Michele Tiraboschi: stage, sono le università che dovrebbero vigilare sugli abusi

Eleonora Voltolina

Eleonora Voltolina

Scritto il 10 Ott 2008 in Interviste

Michele Tiraboschi [nella foto] è un docente di Diritto del lavoro, direttore scientifico della Fondazione Marco Biagi presso l'università di Modena e Reggio Emilia. Due anni fa ha pubblicato Un futuro da precari? Il lavoro dei giovani tra rassegnazione e opportunità, scritto insieme a Maurizio Sacconi. Ecco il suo punto di vista sugli stage, in un'intervista per la Repubblica degli Stagisti.

Professore, come vede la situazione deg
li stagisti italiani oggi?
Il tirocinio è uno strumento fondamentale: dieci anni fa era molto più difficile
per i giovani avvicinarsi alle aziende e trovare lavoro, con gli stage questo percorso è stato semplificato. Però è vero che in molti casi c'è un abuso dei tirocini, ci sono aziende che li utilizzano anche al di fuori dei vincoli di legge, e alcuni ragazzi rimangono intrappolati in una sequenza infinita di stage.
Di chi è la responsabilità?
In massima parte delle università: i responsabili degli uffici stage spesso non hanno le competenze necessarie.
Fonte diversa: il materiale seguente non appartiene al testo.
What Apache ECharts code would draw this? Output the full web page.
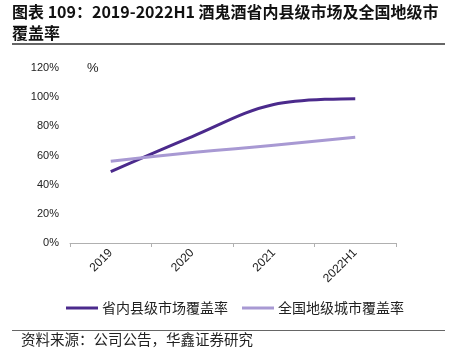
<!DOCTYPE html>
<html><head><meta charset="utf-8">
<script src="https://cdn.jsdelivr.net/npm/echarts@6/dist/echarts.min.js"></script>
<style>html,body{margin:0;padding:0;background:#fff}#c{width:455px;height:356px}</style>
</head><body><div id="c"></div>
<script>
const categories = ['2019', '2020', '2021', '2022H1'];
const countyCoverage = [49, 73, 95, 99];
const cityCoverage = [56, 62, 67, 72.5];
const yTicks = [0, 20, 40, 60, 80, 100, 120];
const seriesNames = ['省内县级市场覆盖率', '全国地级城市覆盖率'];
const titleLines = ['图表 109：2019-2022H1 酒鬼酒省内县级市场及全国地级市', '覆盖率'];
const sourceText = '资料来源：公司公告，华鑫证券研究';

const chart = echarts.init(document.getElementById('c'), null, {renderer: 'canvas'});
const cjk = '"Noto Sans CJK SC", sans-serif';
chart.setOption({
  animation: false,
  backgroundColor: '#fff',
  grid: {left: 70, right: 59, top: 68, bottom: 113},
  xAxis: {
    type: 'category', data: categories, boundaryGap: true,
    axisLine: {lineStyle: {color: '#b0b0b0'}},
    axisTick: {show: true, alignWithLabel: false, length: 4, lineStyle: {color: '#b0b0b0'}},
    axisLabel: {rotate: 45, color: '#222', fontFamily: 'Liberation Sans, Arial', fontSize: 12, margin: 8}
  },
  yAxis: {
    type: 'value', min: 0, max: 120, interval: 20,
    axisLine: {show: false}, axisTick: {show: false}, splitLine: {show: false},
    axisLabel: {formatter: v => yTicks.includes(v) ? v + '%' : '', color: '#222', fontFamily: 'Liberation Sans, Arial', fontSize: 11, margin: 11}
  },
  legend: {
    bottom: 36, left: 61, itemWidth: 32, itemHeight: 3, itemGap: 14,
    icon: 'rect',
    textStyle: {fontFamily: cjk, fontSize: 14, color: '#222', padding: [0, 0, 0, -1]},
    data: seriesNames
  },
  series: [
    {name: seriesNames[0], type: 'line', data: countyCoverage, smooth: 0.35, showSymbol: false,
     lineStyle: {width: 3, color: '#4b2a8c'}, itemStyle: {color: '#4b2a8c'}},
    {name: seriesNames[1], type: 'line', data: cityCoverage, smooth: true, showSymbol: false,
     lineStyle: {width: 3, color: '#a899d3'}, itemStyle: {color: '#a899d3'}}
  ],
  graphic: [
    {type: 'text', left: 12, top: 4, style: {text: titleLines[0], font: 'bold 16px ' + cjk, fill: '#111'}},
    {type: 'text', left: 12, top: 25, style: {text: titleLines[1], font: 'bold 16px ' + cjk, fill: '#111'}},
    {type: 'line', shape: {x1: 12, y1: 44, x2: 445, y2: 44}, style: {stroke: '#333', lineWidth: 1.5}},
    {type: 'text', left: 87, top: 62, style: {text: '%', font: '13px Liberation Sans, Arial', fill: '#222'}},
    {type: 'line', shape: {x1: 12, y1: 330.5, x2: 445, y2: 330.5}, style: {stroke: '#666', lineWidth: 1}},
    {type: 'text', left: 21, top: 332, style: {text: sourceText, font: '14.5px ' + cjk, fill: '#222'}}
  ]
});
</script></body></html>
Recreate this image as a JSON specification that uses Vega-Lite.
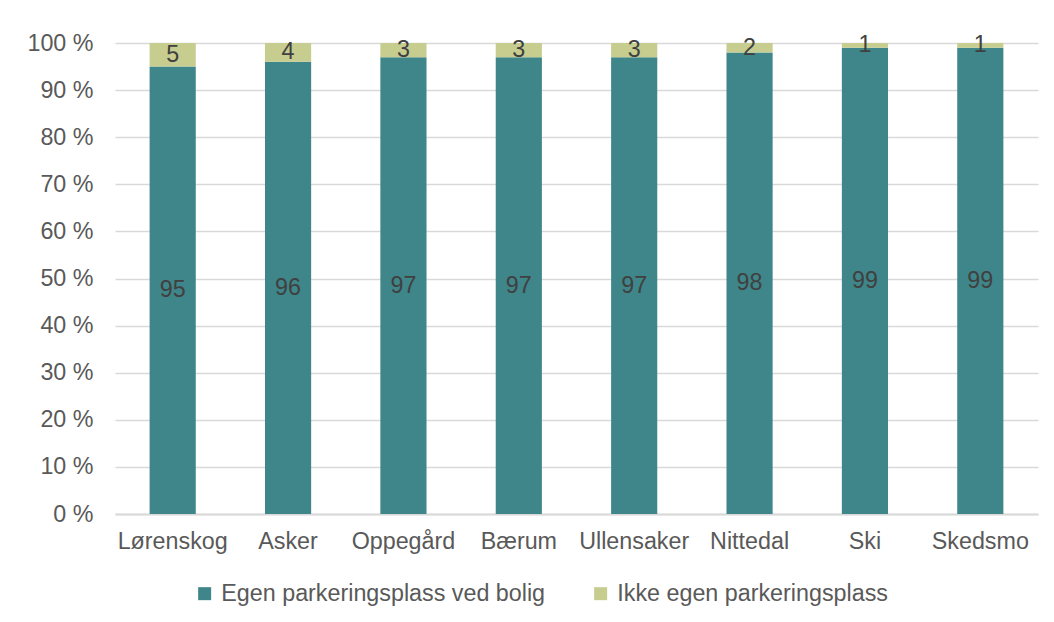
{
  "$schema": "https://vega.github.io/schema/vega-lite/v6.json",
  "autosize": "none",
  "width": 923,
  "height": 471,
  "padding": {"left": 115, "top": 43, "right": 16, "bottom": 108},
  "background": "white",
  "config": {
    "font": "Liberation Sans",
    "view": {"stroke": null}
  },
  "data": {
    "values": [
      {"kommune": "Lørenskog", "serie": "Egen parkeringsplass ved bolig", "verdi": 95},
      {"kommune": "Lørenskog", "serie": "Ikke egen parkeringsplass", "verdi": 5},
      {"kommune": "Asker", "serie": "Egen parkeringsplass ved bolig", "verdi": 96},
      {"kommune": "Asker", "serie": "Ikke egen parkeringsplass", "verdi": 4},
      {"kommune": "Oppegård", "serie": "Egen parkeringsplass ved bolig", "verdi": 97},
      {"kommune": "Oppegård", "serie": "Ikke egen parkeringsplass", "verdi": 3},
      {"kommune": "Bærum", "serie": "Egen parkeringsplass ved bolig", "verdi": 97},
      {"kommune": "Bærum", "serie": "Ikke egen parkeringsplass", "verdi": 3},
      {"kommune": "Ullensaker", "serie": "Egen parkeringsplass ved bolig", "verdi": 97},
      {"kommune": "Ullensaker", "serie": "Ikke egen parkeringsplass", "verdi": 3},
      {"kommune": "Nittedal", "serie": "Egen parkeringsplass ved bolig", "verdi": 98},
      {"kommune": "Nittedal", "serie": "Ikke egen parkeringsplass", "verdi": 2},
      {"kommune": "Ski", "serie": "Egen parkeringsplass ved bolig", "verdi": 99},
      {"kommune": "Ski", "serie": "Ikke egen parkeringsplass", "verdi": 1},
      {"kommune": "Skedsmo", "serie": "Egen parkeringsplass ved bolig", "verdi": 99},
      {"kommune": "Skedsmo", "serie": "Ikke egen parkeringsplass", "verdi": 1}
    ]
  },
  "transform": [
    {"stack": "verdi", "groupby": ["kommune"], "sort": [{"field": "serie", "order": "ascending"}], "as": ["y0", "y1"]},
    {"calculate": "(datum.y0 + datum.y1) / 2", "as": "ymid"}
  ],
  "encoding": {
    "x": {
      "field": "kommune",
      "type": "nominal",
      "sort": null,
      "scale": {"paddingInner": 0.6, "paddingOuter": 0.3},
      "axis": {
        "title": null,
        "labelAngle": 0,
        "labelFontSize": 23.3,
        "labelColor": "#595959",
        "labelPadding": 16,
        "ticks": false,
        "domainColor": "#D9D9D9",
        "domainWidth": 2,
        "grid": false
      }
    }
  },
  "layer": [
    {
      "mark": {"type": "bar"},
      "encoding": {
        "y": {
          "field": "y0",
          "type": "quantitative",
          "scale": {"domain": [0, 100], "nice": false},
          "axis": {
            "title": null,
            "values": [0, 10, 20, 30, 40, 50, 60, 70, 80, 90, 100],
            "labelExpr": "datum.value + ' %'",
            "labelFontSize": 23.3,
            "labelColor": "#595959",
            "labelPadding": 22,
            "ticks": false,
            "domain": false,
            "grid": true,
            "gridColor": "#D9D9D9",
            "gridWidth": 1.5
          }
        },
        "y2": {"field": "y1"},
        "color": {
          "field": "serie",
          "type": "nominal",
          "scale": {
            "domain": ["Egen parkeringsplass ved bolig", "Ikke egen parkeringsplass"],
            "range": ["#3F868A", "#C6CD8F"]
          },
          "legend": {
            "title": null,
            "orient": "none",
            "direction": "horizontal",
            "legendX": 78,
            "legendY": 539,
            "symbolType": "square",
            "symbolSize": 169,
            "symbolStrokeWidth": 0,
            "labelFontSize": 23.3,
            "labelColor": "#595959",
            "labelOffset": 5,
            "labelLimit": 0,
            "columnPadding": 43
          }
        }
      }
    },
    {
      "mark": {"type": "text", "fontSize": 23.3, "color": "#404040", "baseline": "middle"},
      "encoding": {
        "y": {"field": "ymid", "type": "quantitative"},
        "text": {"field": "verdi", "type": "quantitative"}
      }
    }
  ]
}
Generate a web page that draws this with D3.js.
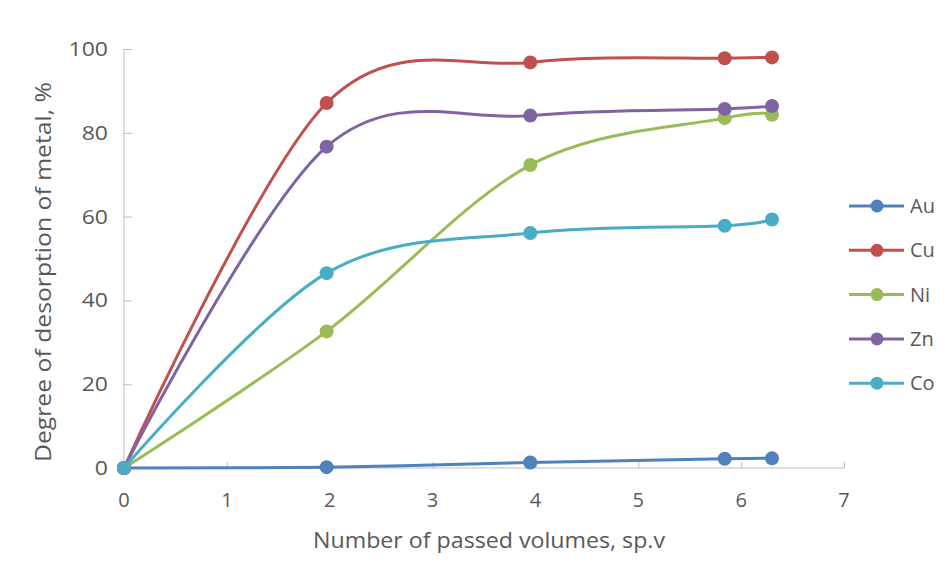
<!DOCTYPE html>
<html><head><meta charset="utf-8">
<script src="https://cdn.jsdelivr.net/npm/d3@7"></script>
<style>body{margin:0;background:#fff}svg{display:block}text{font-family:"Open Sans",Arial,sans-serif;fill:#595959}</style>
</head><body><svg id="c" width="949" height="571"></svg>
<script>
const xValues = [0, 1.97, 3.95, 5.84, 6.3];
const seriesNames = ["Au", "Cu", "Ni", "Zn", "Co"];
const au = [0, 0.2, 1.3, 2.2, 2.3];
const cu = [0, 87.1, 96.8, 97.8, 98.0];
const ni = [0, 32.6, 72.3, 83.5, 84.3];
const zn = [0, 76.7, 84.1, 85.7, 86.4];
const co = [0, 46.5, 56.1, 57.8, 59.3];
const colors = ["#4f81bd", "#c0504d", "#9bbb59", "#8064a2", "#4bacc6"];
const xTicks = [0,1,2,3,4,5,6,7];
const yTicks = [0,20,40,60,80,100];
const seriesValues = [au, cu, ni, zn, co];

const svg = d3.select("#c");
const x = d3.scaleLinear().domain([0,7]).range([124,844]);
const y = d3.scaleLinear().domain([0,100]).range([468,49]);
const axisColor = "#bfbfbf";

const ya = svg.append("g").attr("transform","translate(124,0)")
  .call(d3.axisRight(y).tickValues(yTicks).tickSize(8).tickFormat(""));
ya.select(".domain").attr("stroke",axisColor).attr("d","M0,49V468");
ya.selectAll(".tick line").attr("stroke",axisColor);
svg.append("g").selectAll("text").data(yTicks).join("text")
  .attr("x",108).attr("y",d=>y(d)).attr("dy","0.35em").attr("text-anchor","end")
  .attr("font-size",20).attr("transform",d=>`translate(108,${y(d)}) scale(1.15,1) translate(-108,${-y(d)})`).text(d=>d);

const xa = svg.append("g").attr("transform","translate(0,468)")
  .call(d3.axisTop(x).tickValues(xTicks).tickSize(6).tickFormat(""));
xa.select(".domain").attr("stroke",axisColor).attr("d","M124,0H844");
xa.selectAll(".tick line").attr("stroke",axisColor);
svg.append("g").selectAll("text").data(xTicks).join("text")
  .attr("x",d=>x(d)).attr("y",500).attr("dy","0.35em").attr("text-anchor","middle")
  .attr("font-size",20).text(d=>d);

svg.append("text").attr("x",489).attr("y",540).attr("dy","0.35em").attr("text-anchor","middle")
  .attr("font-size",22).attr("textLength",352).attr("lengthAdjust","spacingAndGlyphs")
  .text("Number of passed volumes, sp.v");
svg.append("text").attr("transform","translate(44,272) rotate(-90)").attr("dy","0.35em")
  .attr("text-anchor","middle").attr("font-size",21).attr("textLength",380).attr("lengthAdjust","spacingAndGlyphs")
  .text("Degree of desorption of metal, %");

const line = d3.line().x((d,i)=>x(xValues[i])).y(d=>y(d)).curve(d3.curveCardinal.tension(0));
seriesValues.forEach((vals,k)=>{
  const g = svg.append("g");
  g.append("path").attr("d",line(vals)).attr("fill","none").attr("stroke",colors[k]).attr("stroke-width",3);
  g.selectAll("circle").data(vals).join("circle")
    .attr("cx",(d,i)=>x(xValues[i])).attr("cy",d=>y(d)).attr("r",7).attr("fill",colors[k]);
});

const lg = svg.append("g").selectAll("g").data(seriesNames).join("g")
  .attr("transform",(d,i)=>`translate(0,${206+i*44.3})`);
lg.append("line").attr("x1",849).attr("x2",904).attr("stroke",(d,i)=>colors[i]).attr("stroke-width",3);
lg.append("circle").attr("cx",877).attr("r",6.5).attr("fill",(d,i)=>colors[i]);
lg.append("text").attr("x",910).attr("dy","0.35em").attr("font-size",20).text(d=>d);
</script></body></html>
Così non garantiscono un buon servizio agli studenti che mandano in stage: non sanno nulla dei tirocini, non elaborano buoni progetti formativi, non controllano come viene utilizzato il tirocinante dall'impresa, cosa fa.
Una studentessa qualche mese fa, proprio attraverso questo blog, aveva denunciato che una grande casa di moda l'aveva messa a fare la commessa in negozio per tutta l'estate.

Qui ci sarebbe da andare dal magistrato! E c'è un evidente concorso di colpa fra l'impresa e l'ufficio stage.
Quindi dovrebbero essere le università a farsi carico di "controllare" che le imprese non abusino degli stagisti.

Esatto. Dovrebbero seguire con frequenza settimanale i tirocini dei loro studenti. E se scoprissero che un'impresa non si comporta bene, dovrebbero cancellarla dalla lista e non mandarle più stagisti. Nei casi più gravi, dovrebbero andare a sporgere denuncia alla Direzione provinciale del lavoro. Del resto, se l'università è il «soggetto promotore» si deve prendere la responsabilità di curare la qualità e la serietà di ogni tirocinio.
Ma per avere una formazione lo stage è davvero l'unica strada?

No. La legge Biagi ne prevede anche un'altra: la collaborazione tra aziende e università attraverso i corsi di alta formazione e apprendistato. Il che vuol dire che le imprese prendono un giovane che ancora sta studiando (laurea triennale, specialistica, master, dottorato) e lo assumono preventivamente per almeno due anni, garantendo quindi una formazione "sul campo". Una soluzione molto conveniente per le aziende perchè il costo del lavoro è bassissimo: la quota contributiva per l'apprendista è solo del 10%. E conveniente per i ragazzi, che prendono un vero stipendio.
Quanti studenti hanno finora usufruito di questa possibilità?

Veramente troppo pochi: tra il 2004 e il 2007 non più di mille in tutta Italia. Ed è un peccato, perchè invece dovrebbe essere molto più diffusa e utilizzata dalle università.